These are confusing times for those involved in international trade. One week, for example, President Trump describes the European Union as a ‘foe’ of the US because of ‘what they do to us in trade’. The next week, he has a meeting with Jean-Claude Juncker, the President of the European Commission, and welcomes a ‘new phase in the relationship’ with the EU on what he says is ‘a very big day for free and fair trade’.
The World Trade Organisation is supposed to promote free and fair trade, but Trump does not seem to like that very much either. The current US ambassador to the WTO, Dennis Shea, recently said that rulings by its Appellate Body, effectively the supreme court of world trade, should be considered invalid if they are issued after the official 90-day deadline. Rulings would no longer be governed by ‘reverse consensus’, whereby they are blocked only if all WTO members oppose them.
Many observers have noted that there is irony in the US position on this. The Appellate Body is having difficulty complying with these deadlines because it is understaffed, which is a direct result of the US blocking new members. ‘It’s rather disingenuous for the US to threaten to veto Appellate Body decisions when it helped to cause the problem in the first place,’ says one member of the trade community.
In addition, one might expect a leading member of the WTO to seek a solution to the problem, rather than threatening to disrupt the system by proposing simply to veto ‘late’ decisions, says Matthew Nicely, a partner in the international trade practice at US law firm Hughes Hubbard. ‘This is very similar to the current Administration’s adoption of a very broad interpretation of “national security”. In both instances, the US is adopting a unilateralist approach, which is admittedly very pro-sovereignty, but completely inconsistent with the international legal system that we worked so hard over the last 70 years to create.’
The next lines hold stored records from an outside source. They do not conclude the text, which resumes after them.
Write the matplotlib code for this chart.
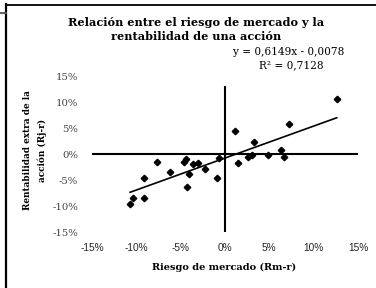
import matplotlib
matplotlib.use("Agg")
import matplotlib.pyplot as plt
from matplotlib.lines import Line2D
from matplotlib.ticker import FuncFormatter

# excess market return (Rm-r) and excess stock return (Rj-r), in %
market = [-10.7, -10.4, -9.1, -9.1, -7.7, -6.2, -4.6, -4.4, -4.3, -4.1, -3.6,
          -3.0, -2.3, -0.9, -0.7, 1.1, 1.5, 2.6, 3.0, 3.3, 4.9, 6.3, 6.7, 7.2, 12.6]
stock = [-9.7, -8.5, -8.5, -4.7, -1.6, -3.5, -1.6, -1.0, -6.3, -3.9, -2.0,
         -1.7, -2.8, -4.7, -0.7, 4.5, -1.7, -0.5, -0.2, 2.25, -0.1, 0.8, -0.5, 5.7, 10.6]

slope = 0.6149
intercept = -0.0078
r2 = 0.7128

ticks = [-15, -10, -5, 0, 5, 10, 15]

W, H = 376, 288
fig = plt.figure(figsize=(W / 100, H / 100), dpi=100)
ax = fig.add_axes([92 / W, 1 - 232 / H, (358 - 92) / W, (232 - 76) / H])

ax.plot(market, stock, 'D', color='black', markersize=3.3, zorder=3)

# trendline across the data range
xs = [min(market), max(market)]
ys = [slope * x + intercept * 100 for x in xs]
ax.plot(xs, ys, '-', color='black', linewidth=1.2)

ax.axhline(0, color='black', linewidth=1.5)
ax.axvline(0, ymax=0.93, color='black', linewidth=1.5)

ax.set_xlim(-15, 15)
ax.set_ylim(-15, 15)
ax.set_xticks(ticks)
ax.set_yticks(ticks)
pct = FuncFormatter(lambda v, p: f"{v:.0f}%")
ax.xaxis.set_major_formatter(pct)
ax.yaxis.set_major_formatter(pct)
for s in ax.spines.values():
    s.set_visible(False)
ax.tick_params(axis='both', length=0)
ax.tick_params(axis='x', pad=8, labelsize=7.3)
ax.tick_params(axis='y', pad=10, labelsize=7.3)
for lab in ax.get_xticklabels():
    lab.set_fontfamily('Liberation Sans')
    lab.set_color('#222222')
for lab in ax.get_yticklabels():
    lab.set_fontfamily('DejaVu Serif')
    lab.set_color('#444444')

fig.text(196 / W, 1 - 23 / H, "Relación entre el riesgo de mercado y la",
         ha='center', va='center', family='DejaVu Serif', weight='bold', fontsize=8.1)
fig.text(196 / W, 1 - 37 / H, "rentabilidad de una acción",
         ha='center', va='center', family='DejaVu Serif', weight='bold', fontsize=8.1)

fig.text(289 / W, 1 - 52 / H, f"y = {slope:.4f}x - {abs(intercept):.4f}".replace('.', ','),
         ha='center', va='center', family='DejaVu Serif', fontsize=7.6)
fig.text(291 / W, 1 - 65 / H, f"R² = {r2:.4f}".replace('.', ','),
         ha='center', va='center', family='DejaVu Serif', fontsize=7.6)

fig.text(224 / W, 1 - 267 / H, "Riesgo de mercado (Rm-r)",
         ha='center', va='center', family='DejaVu Serif', weight='bold', fontsize=7.0)
fig.text(35 / W, 1 - 150 / H, "Rentabilidad extra de la\nacción (Rj-r)",
         ha='center', va='center', rotation=90, linespacing=1.7,
         family='DejaVu Serif', weight='bold', fontsize=6.4)

# chart-area border (partial, as in the source)
fig.add_artist(Line2D([6 / W, 6 / W], [0, 1 - 4 / H], transform=fig.transFigure,
                      color='black', linewidth=1.6))
fig.add_artist(Line2D([6 / W, 1], [1 - 4.5 / H, 1 - 4.5 / H], transform=fig.transFigure,
                      color='black', linewidth=1.3))
fig.add_artist(Line2D([0, 6 / W], [1 - 13 / H, 1 - 13 / H], transform=fig.transFigure,
                      color='#555555', linewidth=1.3))

fig.savefig('out.png', dpi=100)
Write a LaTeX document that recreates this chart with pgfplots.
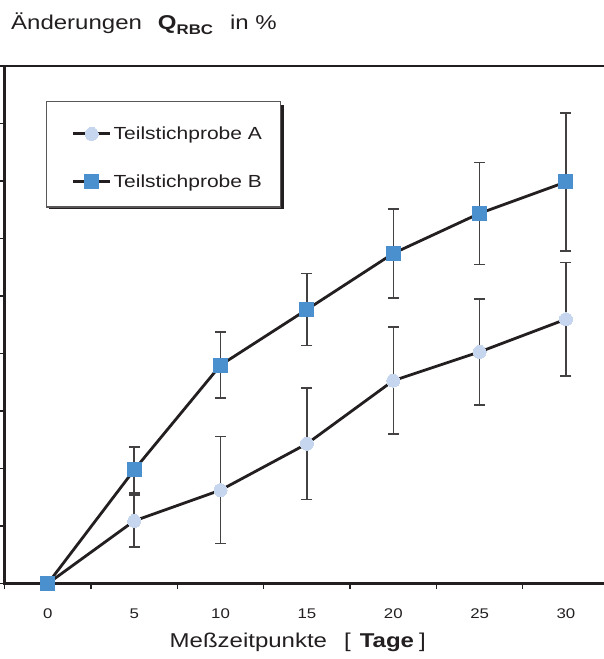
\documentclass[border=0pt]{standalone}
\usepackage{fontspec}
\setmainfont{Liberation Sans}[FakeStretch=1.2]
\usepackage{pgfplots}
\pgfplotsset{compat=1.18}
\definecolor{ptA}{RGB}{197,214,238}
\definecolor{ptB}{RGB}{74,144,207}
\definecolor{axc}{RGB}{35,31,32}
\begin{document}
\begin{tikzpicture}[x=1pt,y=1pt]
\useasboundingbox (0,0) rectangle (604,659);
\begin{axis}[
  at={(4.7pt,75.5pt)}, anchor=south west,
  scale only axis, width=602pt, height=517.5pt,
  xmin=-2.5, xmax=32.36, ymin=0, ymax=9,
  axis line style={axc, line width=2.7pt},
  xtick={-2.5,2.5,7.5,12.5,17.5,22.5,27.5,32.5}, xticklabels={},
  extra x ticks={0,5,10,15,20,25,30},
  extra x tick style={major tick length=0pt},
  ytick={0,1,2,3,4,5,6,7,8,9}, yticklabels={},
  xtick pos=bottom, ytick pos=left, tick align=outside,
  major tick length=5.5pt,
  tick style={axc, line width=1.3pt},
  /pgf/number format/assume math mode=true,
  tick label style={font=\fontsize{14}{14}\selectfont, yshift=-22pt, text=axc},
  legend style={at={(axis description cs:0.0681,0.9324)}, anchor=north west,
    draw=axc!75, line width=1.4pt, fill=white,
    inner xsep=16.5pt, inner ysep=16.2pt, row sep=22.7pt,
    font=\fontsize{17.5}{17.5}\selectfont, text=axc},
  legend cell align=left,
  legend image code/.code={\path (0pt,0pt) (0pt,14.6pt); \draw[mark repeat=2,mark phase=2,#1] plot coordinates {(9pt,0pt)(27.5pt,0pt)(46pt,0pt)};},
  error bars/error bar style={axc!85, line width=1.5pt},
  error bars/error mark options={rotate=90, mark size=5.5pt, line width=1.5pt, axc!85},
]
\fill[axc] (rel axis cs:0.0731,0.9256) rectangle (rel axis cs:0.4640,0.7246);
\addplot[axc, line width=2.8pt, mark=*, mark size=6.5pt, mark options={solid, draw=ptA, fill=ptA, line width=0pt},
  error bars/.cd, y dir=both, y explicit]
  coordinates {
  (0,0) +- (0,0)
  (5,1.089) +- (0,0.45)
  (10,1.624) +- (0,0.93)
  (15,2.430) +- (0,0.97)
  (20,3.528) +- (0,0.93)
  (25,4.028) +- (0,0.92)
  (30,4.596) +- (0,0.99)
  };
\addlegendentry{Teilstichprobe A}
\addplot[axc, line width=2.8pt, mark=square*, mark size=7pt, mark options={solid, draw=ptB, fill=ptB, line width=0pt},
  error bars/.cd, y dir=both, y explicit]
  coordinates {
  (0,0) +- (0,0)
  (5,1.977) +- (0,0.40)
  (10,3.798) +- (0,0.575)
  (15,4.765) +- (0,0.625)
  (20,5.741) +- (0,0.775)
  (25,6.437) +- (0,0.886)
  (30,6.983) +- (0,1.2)
  };
\addlegendentry{Teilstichprobe B}
\end{axis}
\node[anchor=base west, inner sep=0, font=\fontsize{20}{24}\selectfont, text=axc] at (11,629.5)
  {Änderungen\hspace{16pt}\textbf{Q}\raisebox{-5pt}{\fontsize{14}{14}\selectfont\textbf{RBC}}\hspace{17pt}in \%};
\node[anchor=base west, inner sep=0, font=\fontsize{20}{24}\selectfont, text=axc] at (169.5,11.3)
  {Meßzeitpunkte\hspace{17pt}[\hspace{9pt}\textbf{Tage}\hspace{5pt}]};
\end{tikzpicture}
\end{document}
World Trade Organisation headquarters in Geneva, Switzerland
US unhappiness about the Appellate Body is not new, says Mark Clough QC, a senior counsel in Dentons’ Brussels office. ‘If the US is going to stay in the WTO, it wants it to be efficient,’ he says. ‘I can sympathise with their point about the lateness of the decisions – some of the other members, including the EU, are also concerned – but any objections about the substance of those decisions would be entirely inappropriate.’
According to Eric White, consultant at Herbert Smith Freehills, the Appellate Body could address this US objection by sticking to the 90-day deadline and restricting itself to the essential elements of a dispute, rather than examining every issue in great detail and getting involved in lawmaking. ‘There would be shorter reports and less speculation about what various provisions might mean in certain circumstances which is then referred to in other cases,’ he says.
However, in return for that, the Appellate Body is likely to ask for more staff and for fewer objections to its rulings to make its caseload more manageable. While such a package is possible, White says, he thinks the US has not been very responsive so far to attempts to address its concerns. ‘They don’t want to engage,’ he says. ‘They simply keep saying they’re unhappy and telling others to go away and find a solution.’
“The US doesn’t want to engage… its officials simply keep saying they’re unhappy and telling others to go away and find a solution
Consultant, Herbert Smith Freehills
The overall aim seems to be to weaken the system, to show that the US is a member above all other members, and to claim that its arguments should be given particular attention. ‘They want to increase the role of power and undermine the principle that all WTO members are equal,’ says White, a member of the European Commission's legal service between 1985 and 2016. For some of that time, he led its trade policy and WTO team.
There have been claims that the Trump Administration’s ultimate aim is to leave the WTO. This would potentially be very damaging to the world economy. ‘US leadership has been critical to the creation and workings of the WTO,’ says Nicely. ‘Someone has to step into those shoes. The EU could do so, but it would be odd for the world’s largest economy to leave the system. That said, the rest of the world would need the WTO in order to prevent the mass economic failure around the world that is likely to occur if there is no rules-based trading system.’
Such a move might not destroy the WTO altogether. White believes that if the US does leave, the other parties will continue. ‘That’s what has happened with the Paris climate agreement,’ he says. ‘People said it was essential to have the US as part of the agreement, but the others have agreed to carry on, despite Trump’s decision to withdraw. Similarly, with the WTO, the others would try to preserve what is still there, rather than abandon everything.’
Eric Jiang, senior partner at Chinese law firm Jurisino Law Group and an officer of the IBA International Trade and Customs Law Committee, thinks the global trading system is strong enough to withstand the current fluctuations in US trade policy. ‘There is a solid legal mechanism established by the WTO and multiple regional free trade agreements,’ he says. ‘It is like a great wall – it cannot be pulled down overnight.’
The US also has to consider whether leaving the WTO would really serve its interests. ‘It would mean that any country would be able to take any measure it likes against US trade, without any fear of being referred to a dispute settlement system,’ says White.